11. The method according to claim 10, wherein one or more documents in the second set of documents have citations therein; and the method further comprises:

identifying documents in the first set that cite any of the documents in the second set.

12. A method according to claim 10, further comprising:

generating a first subset of one or more documents in the first set of documents, wherein each document in the first subset is associated with a classification; and

identifying documents within the second set of documents that cite any of the documents in the first subset.

13. A method according to claim 12, wherein a text classifier predicts the classification.

14. A computer readable medium having one or more executable instructions that, when read, cause one or more processors to:

identify a first set of documents that are associated with one or more classifications;

predict classifications for one or more documents in a second set of documents;

generate a first subset of one or more documents in the second set of documents that is associated with a particular classification; and

identify a result subset of documents in the first set that are cited by any of the documents in the first subset.

15. A computer readable medium according to claim 14, comprising one or more instructions that cause the one or more processors to further:

display a report containing the identified documents in the result subset.
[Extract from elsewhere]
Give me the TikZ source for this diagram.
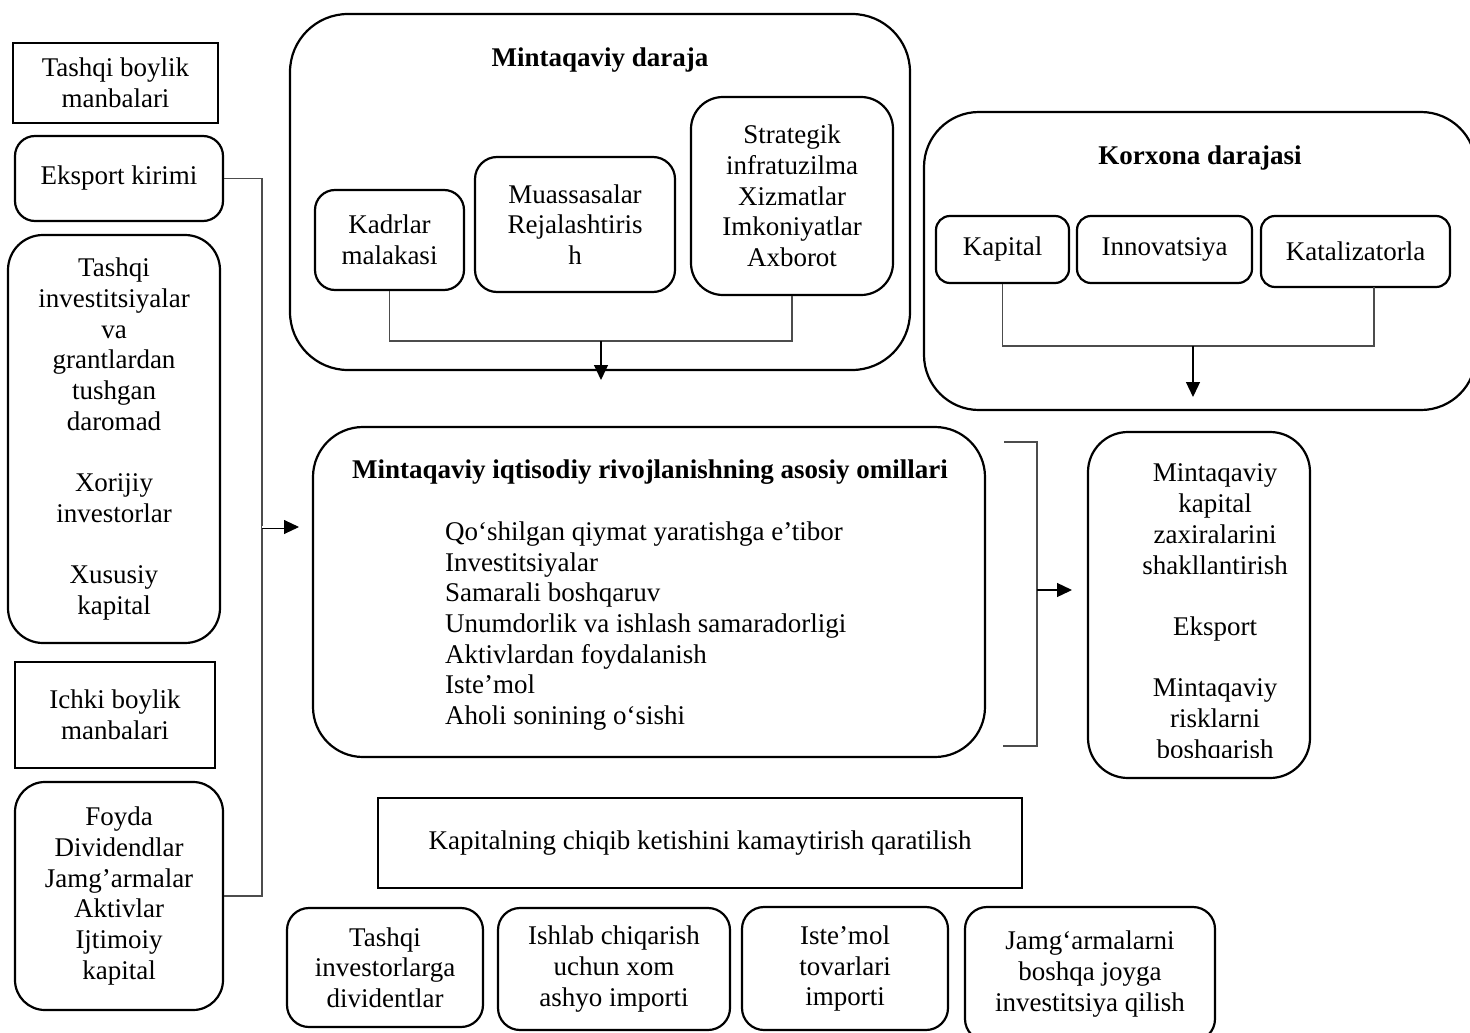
\documentclass[tikz,border=0pt]{standalone}
\usepackage{fontspec}
\setmainfont{Liberation Serif}
\usetikzlibrary{arrows.meta,calc}
\begin{document}
\begin{tikzpicture}[x=1pt,y=-1pt,
  font=\fontsize{27}{30.7}\selectfont,
  bx/.style={draw, line width=2.2pt, align=center, inner sep=0pt},
  rbx/.style={bx, rounded corners=#1},
  txt/.style={align=center, inner sep=0pt},
  ttl/.style={inner sep=0pt, font=\fontsize{27}{30.7}\selectfont\bfseries},
  conn/.style={draw=black!70, line width=1.3pt},
  arr/.style={draw=black, line width=1.3pt, -{Triangle[length=15pt,width=14pt]}},
  dblarr/.style={draw=black, line width=0.9pt, double, double distance=1.2pt, -{Triangle[length=15pt,width=14pt]}}
]
\clip (0,0) rectangle (1470,1033);
\fill[white] (0,0) rectangle (1470,1033);

% left column
\node[bx, line width=2.6pt, minimum width=205pt, minimum height=80pt] (tbm) at (115.5,83) {Tashqi boylik\\manbalari};
\node[rbx=20pt, minimum width=208pt, minimum height=85pt] (eks) at (119,178.5) {Eksport kirimi};
\node[rbx=35pt, minimum width=212pt, minimum height=408pt] (tinv) at (114,439) {Tashqi\\investitsiyalar\\va\\grantlardan\\tushgan\\daromad\\[30.7pt]Xorijiy\\investorlar\\[30.7pt]Xususiy\\kapital};
\node[bx, line width=2.6pt, minimum width=200pt, minimum height=106pt] (ibm) at (115,715) {Ichki boylik\\manbalari};
\node[rbx=30pt, minimum width=208pt, minimum height=228pt] (foyda) at (119,896) {Foyda\\Dividendlar\\Jamg’armalar\\Aktivlar\\Ijtimoiy\\kapital};

% Mintaqaviy daraja
\node[rbx=58pt, minimum width=620pt, minimum height=356pt] (mdar) at (600,192) {};
\node[ttl] (mdtitle) at (600,60) {Mintaqaviy daraja};
\node[rbx=20pt, minimum width=149pt, minimum height=100pt] (kadr) at (389.5,240) {Kadrlar\\malakasi};
\node[rbx=22pt, minimum width=200pt, minimum height=135pt] (muas) at (575,224.5) {Muassasalar\\Rejalashtiris\\h};
\node[rbx=32pt, minimum width=202pt, minimum height=198pt] (strat) at (792,196) {Strategik\\infratuzilma\\Xizmatlar\\Imkoniyatlar\\Axborot};

% Korxona darajasi
\node[rbx=55pt, minimum width=552pt, minimum height=298pt] (kx) at (1200,261) {};
\node[ttl] (kxtitle) at (1200,158) {Korxona darajasi};
\node[rbx=14pt, minimum width=133pt, minimum height=67pt] (kap) at (1002.5,249.5) {Kapital};
\node[rbx=14pt, minimum width=175pt, minimum height=67pt] (inn) at (1164.5,249.5) {Innovatsiya};
\node[rbx=14pt, minimum width=189pt, minimum height=71pt] (kat) at (1355.5,251.5) {Katalizatorla};

% main box
\node[rbx=50pt, minimum width=672pt, minimum height=330pt] (main) at (649,592) {};
\node[ttl] (maintitle) at (650,472) {Mintaqaviy iqtisodiy rivojlanishning asosiy omillari};
\node[align=left, inner sep=0pt, anchor=west] (mainlist) at (445,626) {Qo‘shilgan qiymat yaratishga e’tibor\\Investitsiyalar\\Samarali boshqaruv\\Unumdorlik va ishlash samaradorligi\\Aktivlardan foydalanish\\Iste’mol\\Aholi sonining o‘sishi};

% right box
\node[rbx=40pt, minimum width=222pt, minimum height=346pt] (rbox) at (1199,605) {};
\begin{scope}
\clip (1088,432) rectangle (1310,757);
\node[txt] (rtext) at (1215,614) {Mintaqaviy\\kapital\\zaxiralarini\\shakllantirish\\[30.7pt]Eksport\\[30.7pt]Mintaqaviy\\risklarni\\boshqarish};
\end{scope}

% capital outflow
\node[bx, line width=2pt, minimum width=644pt, minimum height=90pt] (kapch) at (700,843) {Kapitalning chiqib ketishini kamaytirish qaratilish};
\node[rbx=22pt, minimum width=196pt, minimum height=119pt] (b1) at (385,967.5) {Tashqi\\investorlarga\\dividentlar};
\node[rbx=22pt, minimum width=232pt, minimum height=122pt] (b2) at (614,969) {Ishlab chiqarish\\uchun xom\\ashyo importi};
\node[rbx=22pt, minimum width=206pt, minimum height=123pt] (b3) at (845,968.5) {Iste’mol\\tovarlari\\importi};
\node[rbx=22pt, minimum width=250pt, minimum height=134pt] (b4) at (1090,974) {Jamg‘armalarni\\boshqa joyga\\investitsiya qilish};

% left connector
\coordinate (lv1) at (262,178.5);
\coordinate (lv2) at (262,896);
\coordinate (la) at (262,527);
\coordinate (latip) at (299,527);
\draw[conn] (eks.east) -- (lv1) -- (lv2) -- (foyda.east);
\draw[dblarr] (la) -- (latip);

% Mintaqaviy connector
\coordinate (mh) at (601,341);
\coordinate (mtip) at (601,380);
\draw[conn] (kadr.south) -- (kadr.south |- mh) -- (strat.south |- mh) -- (strat.south);
\draw[arr] (mh) -- (mtip);

% Korxona connector
\coordinate (kh) at (1193,346);
\coordinate (ktip) at (1193,397);
\coordinate (katc) at (1374,287);
\draw[conn] (kap.south) -- (kap.south |- kh) -- (katc |- kh) -- (katc);
\draw[arr] (kh) -- (ktip);

% right bracket
\coordinate (br1) at (1004,442);
\coordinate (br2) at (1037,442);
\coordinate (br3) at (1037,746);
\coordinate (br4) at (1003,746);
\coordinate (bra) at (1037,590);
\coordinate (bratip) at (1072,590);
\draw[conn] (br1) -- (br2) -- (br3) -- (br4);
\draw[arr] (bra) -- (bratip);
\end{tikzpicture}
\end{document}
16. A computer readable medium according to claim 14, comprising one or more instructions that cause the one or more processors to further:

display a chart containing the number of identified documents in the result subset.

17. A computer readable medium according to claim 14 wherein the particular classification is associated with a product category.

18. A computer readable medium according to claim 14 wherein the particular classification is associated with a commercial product.

19. A computer readable medium according to claim 14 wherein the first set of documents comprises patent-related documents.

20. A computer readable medium according to claim 14 wherein the second set of documents comprises any one of academic publications, press releases, product documentation or marketing literature.